O: Do you still find a lot of prejudice when you're dealing with directors, casting directors, and so forth?
WD: Not really. Casting directors, we don't have any problems with them. I think in general, life has become less prejudiced to anybody who's different. When I was growing up, I used to notice a lot more people staring, and that kind of thing. But nowadays, I think everybody's more politically correct, and they're aware that there are people who are different, and have disabilities, and that kind of thing. I think that the media, communications and television and the Internet and that kind of thing, have really spread the word that we're made up of many shapes and sizes in society, and that it's the norm, really. I don't notice anybody staring at me anymore—I mean, unless they recognize me from being in film.
O: You've mentioned in some interviews that you're disappointed with the way the new Lord Of The Rings movies were cast, with tall actors who will be digitally shrunk to look like hobbits.
WD: It's a shame. It is a shame, a little bit. I mean, I auditioned for one of the roles, and so did some other clients from Willow Management, and the thing is… It's a very valid point, that they decided there weren't enough short actors to fulfill all the roles they had with the ability that they needed. So, therefore, they had to use tall actors and shrink them.
O: Do you think the growth of CGI technology is going to limit the roles for short actors in the future?

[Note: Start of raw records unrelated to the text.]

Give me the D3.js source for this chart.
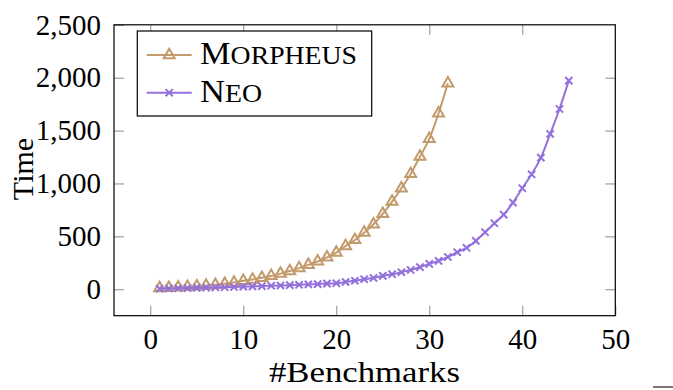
<!DOCTYPE html>
<html>
<head>
<meta charset="utf-8">
<script src="https://cdn.jsdelivr.net/npm/d3@7"></script>
<style>
  html, body { margin: 0; padding: 0; background: #fff; }
</style>
</head>
<body>
<svg id="chart" width="673" height="390"></svg>
<script>
// Benchmark counts and cumulative solving time for each tool
const morpheusX = d3.range(1, 33);
const morpheusY = [10, 14, 18, 22, 28, 34, 42, 52, 64, 80, 92, 108, 126, 148, 172, 200,
                   230, 264, 302, 346, 409, 466, 535, 614, 712, 828, 955, 1090, 1254, 1421, 1664, 1947];
const neoX = d3.range(1, 46);
const neoY = [5, 7, 9, 11, 13, 15, 17, 19, 21, 24, 27, 30, 33, 36, 39, 42, 46, 49, 53, 57,
              69, 81, 95, 107, 126, 142, 161, 182, 209, 240, 268, 305, 350, 392, 457, 539,
              624, 705, 819, 955, 1087, 1244, 1468, 1704, 1972];
const xTicks = [0, 10, 20, 30, 40, 50];
const yTicks = [0, 500, 1000, 1500, 2000, 2500];
const seriesNames = ["Morpheus", "Neo"];
const seriesColors = ["#c39a6b", "#9370db"];

const FONT = "Liberation Serif, DejaVu Serif, serif";

const svg = d3.select("#chart");
const plotLeft = 114, plotRight = 615.3, plotTop = 24.8, plotBottom = 315.7;

const x = d3.scaleLinear().domain([-3.9, 50]).range([plotLeft, plotRight]);
const y = d3.scaleLinear().domain([-250, 2500]).range([plotBottom, plotTop]);

const tickLen = 10, tickColor = "#8c8c8c";

function styleAxis(g) {
  g.attr("font-family", FONT).attr("font-size", 29);
  g.select(".domain").remove();
  g.selectAll(".tick line").attr("stroke", tickColor).attr("stroke-width", 1);
  g.selectAll(".tick text").attr("fill", "#000");
}

svg.append("g").attr("transform", `translate(0,${plotBottom})`)
  .call(d3.axisBottom(x).tickValues(xTicks).tickSize(-tickLen).tickPadding(12.7))
  .call(styleAxis);
svg.append("g").attr("transform", `translate(0,${plotTop})`)
  .call(d3.axisTop(x).tickValues(xTicks.filter(v => v < 50)).tickSize(-tickLen).tickFormat(""))
  .call(styleAxis);
svg.append("g").attr("transform", `translate(${plotLeft},0)`)
  .call(d3.axisLeft(y).tickValues(yTicks).tickSize(-tickLen).tickPadding(13).tickFormat(d3.format(",")))
  .call(styleAxis);
svg.append("g").attr("transform", `translate(${plotRight},0)`)
  .call(d3.axisRight(y).tickValues(yTicks.filter(v => v < 2500)).tickSize(-tickLen).tickFormat(""))
  .call(styleAxis);

// Frame
svg.append("rect")
  .attr("x", plotLeft).attr("y", plotTop)
  .attr("width", plotRight - plotLeft).attr("height", plotBottom - plotTop)
  .attr("fill", "none").attr("stroke", "#000").attr("stroke-width", 1.2);

// Axis titles
svg.append("text")
  .attr("x", 364.5).attr("y", 382)
  .attr("text-anchor", "middle").attr("font-family", FONT).attr("font-size", 30)
  .attr("textLength", 191).attr("lengthAdjust", "spacingAndGlyphs")
  .text("#Benchmarks");
svg.append("text")
  .attr("transform", "translate(33,169) rotate(-90)")
  .attr("text-anchor", "middle").attr("font-family", FONT).attr("font-size", 30)
  .text("Time");

// Series
const line = d3.line().x(d => x(d[0])).y(d => y(d[1])).curve(d3.curveMonotoneX);
const tri = d3.symbol().type(d3.symbolTriangle).size(52);
const cross = (r) => `M${-r},${-r}L${r},${r}M${-r},${r}L${r},${-r}`;

const morpheus = morpheusX.map((v, i) => [v, morpheusY[i]]);
const neo = neoX.map((v, i) => [v, neoY[i]]);

function drawTriangle(g, cx, cy, color) {
  g.append("path").attr("d", tri()).attr("transform", `translate(${cx},${cy})`)
    .attr("fill", "none").attr("stroke", color).attr("stroke-width", 2);
}
function drawCross(g, cx, cy, color) {
  g.append("path").attr("d", cross(3.6)).attr("transform", `translate(${cx},${cy})`)
    .attr("fill", "none").attr("stroke", color).attr("stroke-width", 2);
}

const gM = svg.append("g");
gM.append("path").datum(morpheus).attr("d", line)
  .attr("fill", "none").attr("stroke", seriesColors[0]).attr("stroke-width", 2);
morpheus.forEach(d => drawTriangle(gM, x(d[0]), y(d[1]), seriesColors[0]));

const gN = svg.append("g");
gN.append("path").datum(neo).attr("d", line)
  .attr("fill", "none").attr("stroke", seriesColors[1]).attr("stroke-width", 2);
neo.forEach(d => drawCross(gN, x(d[0]), y(d[1]), seriesColors[1]));

// Legend
const lg = svg.append("g");
lg.append("rect").attr("x", 137.3).attr("y", 31).attr("width", 234.4).attr("height", 85)
  .attr("fill", "#fff").attr("stroke", "#000").attr("stroke-width", 1.2);
const rows = [55, 92.7];
rows.forEach((ry, i) => {
  lg.append("line").attr("x1", 146.7).attr("x2", 191.7).attr("y1", ry).attr("y2", ry)
    .attr("stroke", seriesColors[i]).attr("stroke-width", 2);
  if (i === 0) drawTriangle(lg, 169.2, ry, seriesColors[i]);
  else drawCross(lg, 169.2, ry, seriesColors[i]);
  const name = seriesNames[i];
  const t = lg.append("text").attr("x", 200).attr("y", ry + 9.3)
    .attr("font-family", FONT)
    .attr("textLength", i === 0 ? 157 : 62).attr("lengthAdjust", "spacingAndGlyphs");
  t.append("tspan").attr("font-size", 31).text(name[0]);
  t.append("tspan").attr("font-size", 25).text(name.slice(1).toUpperCase());
});

// Short rule at the lower right corner
svg.append("line").attr("x1", 653).attr("x2", 673).attr("y1", 387).attr("y2", 387)
  .attr("stroke", "#777").attr("stroke-width", 2);
</script>
</body>
</html>
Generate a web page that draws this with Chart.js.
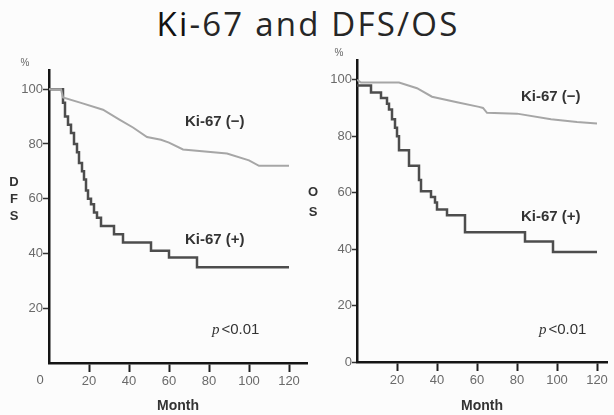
<!DOCTYPE html>
<html>
<head>
<meta charset="utf-8">
<script src="https://cdn.jsdelivr.net/npm/chart.js@4/dist/chart.umd.min.js"></script>
<style>
  html, body { margin: 0; padding: 0; background: #fcfcfc; }
  #wrap { position: relative; width: 614px; height: 415px; overflow: hidden; }
  #title { position: absolute; left: 1px; top: 7px; width: 614px; text-align: center;
           font-family: "Open Sans", sans-serif; font-size: 33px; line-height: 33px;
           letter-spacing: 2.2px; color: #262626; }
  #title span { color: #111; }
  canvas { position: absolute; top: 0; }
</style>
</head>
<body>
<div id="wrap">
  <div id="title"><span>Ki</span>-67 and DFS/OS</div>
  <canvas id="dfs-canvas" width="310" height="415" style="left:0"></canvas>
  <canvas id="os-canvas" width="314" height="415" style="left:300px"></canvas>
</div>
<script>
'use strict';

// tick labels
var monthTicks = [20, 40, 60, 80, 100, 120];
var dfsTicks = [20, 40, 60, 80, 100];
var osTicks = [0, 20, 40, 60, 80, 100];
var groupNames = ['Ki-67 (−)', 'Ki-67 (+)'];

// DFS, Ki-67 negative (grey)
var dfsNegMonths = [0, 6, 7, 16, 27, 35, 42, 49, 56, 60, 67, 89, 100, 105, 120];
var dfsNegValues = [100, 100, 97, 95, 92.5, 89, 86, 82.5, 81.5, 80.5, 78, 76.5, 74, 72, 72];

// DFS, Ki-67 positive (dark, step curve)
var dfsPosMonths = [0, 6.5, 7, 8, 9.5, 11, 12.5, 14, 15, 16.5, 17.5, 18.5, 19.5, 21, 22.5, 24, 26, 32.5, 37, 51, 60, 74, 120];
var dfsPosValues = [100, 100, 95, 90, 87, 84, 80, 77, 73, 70, 67, 63, 60, 58, 55, 53, 50, 47, 44, 41, 38.5, 35, 35];

// OS, Ki-67 negative (grey)
var osNegMonths = [0, 2, 21, 30, 37.5, 50, 61, 63, 65, 80, 97, 110, 120];
var osNegValues = [100, 99, 99, 97, 94, 92, 90.4, 90, 88.3, 88, 86, 85, 84.5];

// OS, Ki-67 positive (dark, step curve)
var osPosMonths = [0, 7, 12, 15, 16, 17.5, 19, 20, 21, 26, 31, 32, 37, 39, 40, 45, 54, 84, 98, 120];
var osPosValues = [98, 95.5, 93.5, 91.5, 89.5, 86, 83, 80, 75, 69.5, 64.5, 60.5, 58.5, 56.5, 54, 52, 46, 42.7, 39, 39];

function toPoints(months, values) {
  return months.map(function(m, i) { return {x: m, y: values[i]}; });
}

// text drawn on top of the plot: curve names, p value, stacked axis letters
var annotate = {
  id: 'annotate',
  afterDraw: function(chart, args, opts) {
    var ctx = chart.ctx, xs = chart.scales.x, ys = chart.scales.y, area = chart.chartArea;
    ctx.save();
    ctx.textBaseline = 'middle';
    ctx.fillStyle = '#333';
    ctx.font = 'bold 15px "Liberation Sans", Arial, sans-serif';
    ctx.textAlign = 'left';
    opts.names.forEach(function(n) {
      ctx.fillText(n.text, xs.getPixelForValue(n.month), ys.getPixelForValue(n.value));
    });
    // p value
    var px = xs.getPixelForValue(opts.p.month), py = ys.getPixelForValue(opts.p.value);
    ctx.font = 'italic 15px "Liberation Serif", serif';
    ctx.fillText('p', px, py);
    var pw = ctx.measureText('p').width + 2;
    ctx.font = '15px "Liberation Sans", Arial, sans-serif';
    ctx.fillText('<0.01', px + pw, py);
    // vertical axis name, one letter per line
    ctx.textAlign = 'center';
    ctx.font = 'bold 13px "Liberation Sans", Arial, sans-serif';
    var y60 = ys.getPixelForValue(60);
    opts.letters.forEach(function(ch, i) {
      ctx.fillText(ch, area.left + opts.lettersDx, y60 + opts.lettersDy + i * opts.lettersGap);
    });
    // % unit
    ctx.fillStyle = '#666';
    ctx.font = '10px "Liberation Sans", Arial, sans-serif';
    ctx.fillText('%', area.left + opts.unitDx, area.top - 7);
    if (opts.cornerZero) {
      ctx.font = '13px "Liberation Sans", Arial, sans-serif';
      ctx.fillText('0', area.left - 9, area.bottom + 17);
    }
    ctx.restore();
  }
};

function makeConfig(neg, pos, yTicks, p) {
  return {
    type: 'line',
    data: {
      datasets: [
        {
          label: groupNames[0],
          data: neg,
          borderColor: '#a6a6a6',
          borderWidth: 2,
          pointRadius: 0,
          tension: 0,
        },
        {
          label: groupNames[1],
          data: pos,
          borderColor: '#4d4d4d',
          borderWidth: 2.5,
          pointRadius: 0,
          stepped: true,
        },
      ]
    },
    options: {
      responsive: false,
      animation: false,
      layout: { padding: p.padding },
      plugins: {
        legend: { display: false },
        tooltip: { enabled: false },
        annotate: p.annotate,
      },
      scales: {
        x: {
          type: 'linear',
          min: 0,
          max: p.xMax,
          afterBuildTicks: function(scale) {
            scale.ticks = monthTicks.map(function(v) { return {value: v}; });
          },
          afterFit: function(scale) { scale.height = p.xHeight; },
          border: { display: true, color: '#151515', width: 2.5 },
          grid: { drawOnChartArea: false, drawTicks: true, tickLength: 9, tickColor: '#1e1e1e', tickWidth: 2 },
          ticks: { color: '#6a6a6a', padding: 2, maxRotation: 0,
                   font: { family: '"Liberation Sans", Arial, sans-serif', size: 13 } },
          title: { display: true, text: 'Month', color: '#333', padding: 0,
                   font: { family: '"Liberation Sans", Arial, sans-serif', size: 14, weight: 'bold' } },
        },
        y: {
          min: 0,
          max: 107,
          afterBuildTicks: function(scale) {
            scale.ticks = yTicks.map(function(v) { return {value: v}; });
          },
          afterFit: function(scale) { scale.width = p.yWidth; },
          border: { display: true, color: '#151515', width: 2.5 },
          grid: { drawOnChartArea: false, drawTicks: true, tickLength: p.yTickLen, tickColor: '#333', tickWidth: 1.5 },
          ticks: { color: '#6a6a6a', padding: 0,
                   font: { family: '"Liberation Sans", Arial, sans-serif', size: 13 } },
        },
      },
    },
    plugins: [annotate],
  };
}

var dfsConfig = makeConfig(toPoints(dfsNegMonths, dfsNegValues), toPoints(dfsPosMonths, dfsPosValues), dfsTicks, {
  padding: { top: 70, right: 3, left: 0, bottom: 0 },
  xMax: 129, xHeight: 52, yWidth: 49, yTickLen: 6,
  annotate: {
    names: [ {text: groupNames[0], month: 68, value: 88}, {text: groupNames[1], month: 68, value: 45} ],
    p: { month: 81.5, value: 12 },
    letters: ['D', 'F', 'S'], lettersDx: -35, lettersDy: -16, lettersGap: 17,
    unitDx: -24, cornerZero: true,
  },
});

var osConfig = makeConfig(toPoints(osNegMonths, osNegValues), toPoints(osPosMonths, osPosValues), osTicks, {
  padding: { top: 60, right: 7, left: 0, bottom: 0 },
  xMax: 125, xHeight: 53, yWidth: 57, yTickLen: 5,
  annotate: {
    names: [ {text: groupNames[0], month: 82, value: 94}, {text: groupNames[1], month: 82, value: 51.4} ],
    p: { month: 91, value: 11.3 },
    letters: ['O', 'S'], lettersDx: -44, lettersDy: 0, lettersGap: 20,
    unitDx: -18, cornerZero: false,
  },
});

window.dfsChart = new Chart(document.getElementById('dfs-canvas'), dfsConfig);
window.osChart = new Chart(document.getElementById('os-canvas'), osConfig);
</script>
</body>
</html>
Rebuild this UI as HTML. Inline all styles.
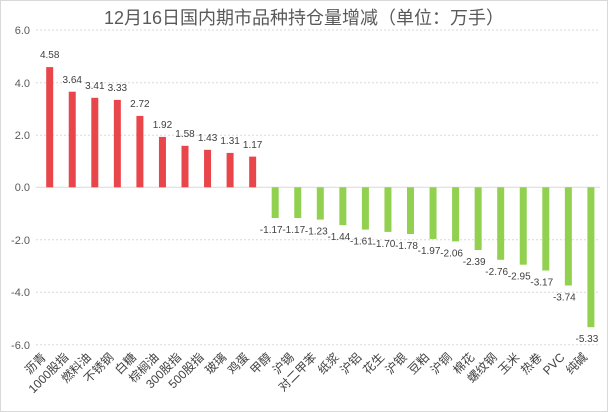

WD: Well, it's certainly something I've thought about. Because CG is getting so wonderful, if you've seen Shrek, recently. I mean, there are many things in that film that worry me, how good it's getting. But there is a certain something about an actor in a costume onscreen. You can get a certain indefinable something from that person being there. If you stood me in a costume next to a computer graphic of the same-looking character, I think there would be a difference. And many movie fans I've spoken to would rather see an actor in a costume than CG. For certain things. CG suits certain characters more than others. With Harry Potter, for example, I felt that film went back to a much more traditional way of making movies. All of the sets were there, all of the characters were there, where possible. They even opted, sometimes… They were considering CG for some of the characters, but decided to use short actors in costumes. And there were other actors in costumes, which I thought was great. And it gives that movie a certain essence, a certain kind of realism. I really can't describe it, but there's something about it that's more real.